By Daniel Roberts and Stephen Graves
4 min read
Erick Calderon, aka “Snowfro,” shot to prominence one year ago as the creator of NFT generative art platform Art Blocks. But his journey into crypto was a roundabout one.
After almost a decade working at the ceramic tile company he founded with his father, Calderon first heard about Bitcoin from his brother in 2013. “He mentioned something about mining Bitcoin with thumb drives, but that it was getting too late to mine with a thumb drive,” Calderon said on the latest episode of Decrypt’s gm podcast. “And I'm like, ‘That sounds like it would have been really cool to know that a year ago.’”
Fast forward a few years, and Calderon read an article about Bitcoin that struck a chord—and at a pivotal moment: “I've felt the world is on fire for a really long time, and I'm starting to trust less and less,” Calderon said. Consumed with a “crazy desire” to own exactly one full Bitcoin by the end of 2016, he fulfilled his goal “right at midnight” on New Year’s Eve—after having had “a few drinks.”
But it was when he discovered Ethereum and its smart contracts that, “My brain literally exploded,” he told Decrypt.
Calderon experimented with smart contracts, creating a time-locked gift of Ethereum for a friend’s baby that would only open when she turned 18. “I was like, ‘This is either gonna be worth like a stick of gum, or it's gonna be worth a house,’” he said.
After NFT collection CryptoPunks launched in 2017, “it all clicked.” Since that time, Calderon said, “I’ve been spending way more time than any human should in the NFT space.”
That led him to create the generative art platform Art Blocks. NFT artworks produced on the platform, including the Fidenza series and the iconic Chromie Squiggle, have sold for millions of dollars—an explosive growth path that Calderon told Decrypt “felt unreasonable” even if it was thrilling.
“Art Blocks was a hobby, I never expected it to turn into what it is today,” he said. “I’m not one that’s been financially driven in my life.”
Calderon told Decrypt he feels that the present valuation of NFT technology relative to the underlying art is skewed.
“I think that during the insanity of last year, maybe 60% to 70% of the value of the NFT was attributed and assigned to the technology that is NFT, and maybe 30% was the value of the content,” he said. “To me, that shouldn’t be more than like 5%.”

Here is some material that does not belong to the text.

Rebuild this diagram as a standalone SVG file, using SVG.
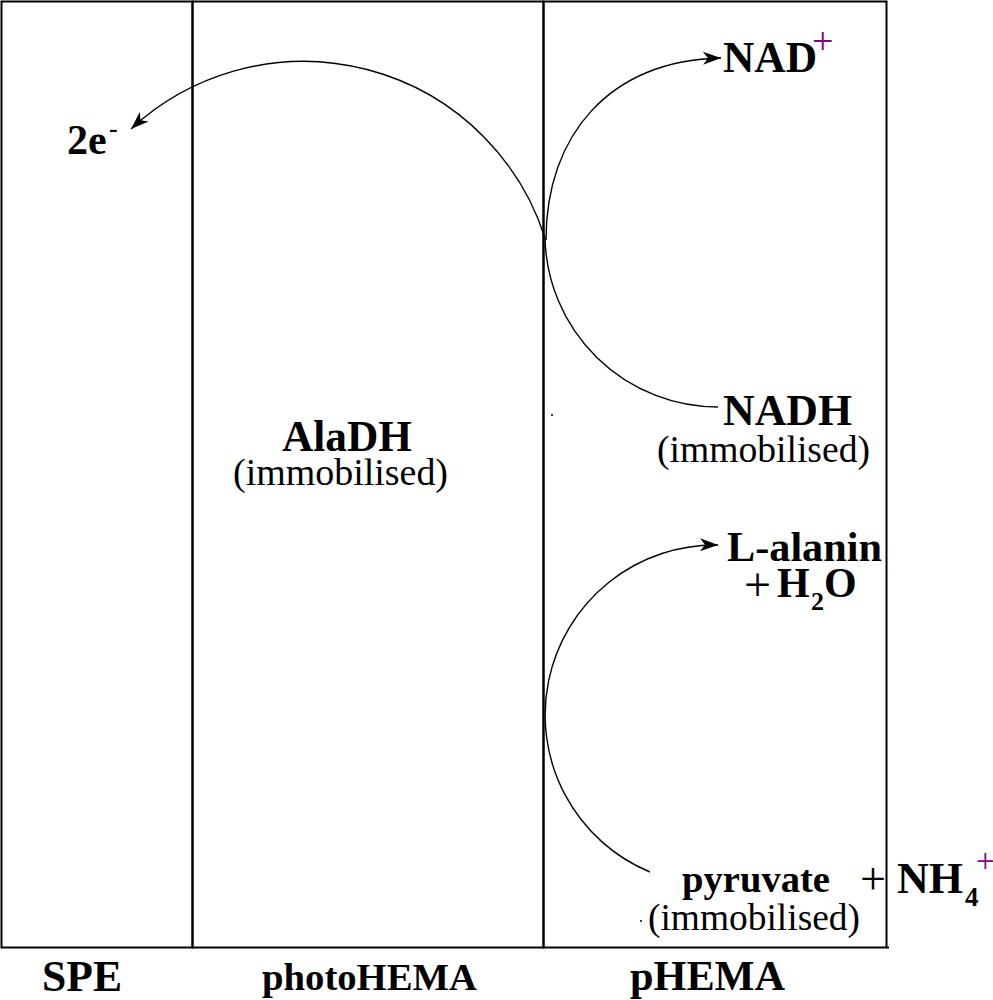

He also thinks we might soon stop using the “NFT” jargon altogether. “I spent a week in Basel, Switzerland a couple of weeks ago, and I made a very deliberate point not to use the term NFT—to use ‘blockchain powered art,’ or just ‘art,’ for the most part,” he said.
More exciting for Calderon is the technology used to produce generative artworks. “The product-market fit of generative art is just so beautiful,” he said. “One artist can, with one action, produce a thousand, ten thousand—one day a million—independent, unique, individual works of art, without manually having to do it.”
Where a single artist can’t produce tens of thousands of individual paintings in their lifetime, he said, generative art “enables that to exist,” allowing an artist to define a set of rules under which the art is created.
That, in turn, allows communities to form around the art, he said. “At a time when an artist is an early up and coming artist, it fully democratizes access to the art because it's not usually extremely expensive to acquire art from that artist.”
In the future, he predicts, generative manufacturing will be commonplace. “Your coffee table won't be the same as your neighbor's coffee table, even if you buy it from the same place.”
As for the future of NFTs, Calderon expects them to branch out beyond art. “NFT art or crypto-powered art, blockchain art, was the lowest-friction use case of the concept of a non-fungible token,” he said. “It's the easiest for the world to wrap their brain around and understand.” Eventually, he said, “your mortgage will be on a blockchain, the title to your home will be on a blockchain.”
And—bringing things full circle—Calderon’s tile company will be there to furnish it. “I spent the first 18 professional years of my life doing that,” he said. “And I'm actually still in the space now, although, unfortunately, I get to dedicate zero time to that business. It still operates, it still runs, and it's still part of my process of getting here.”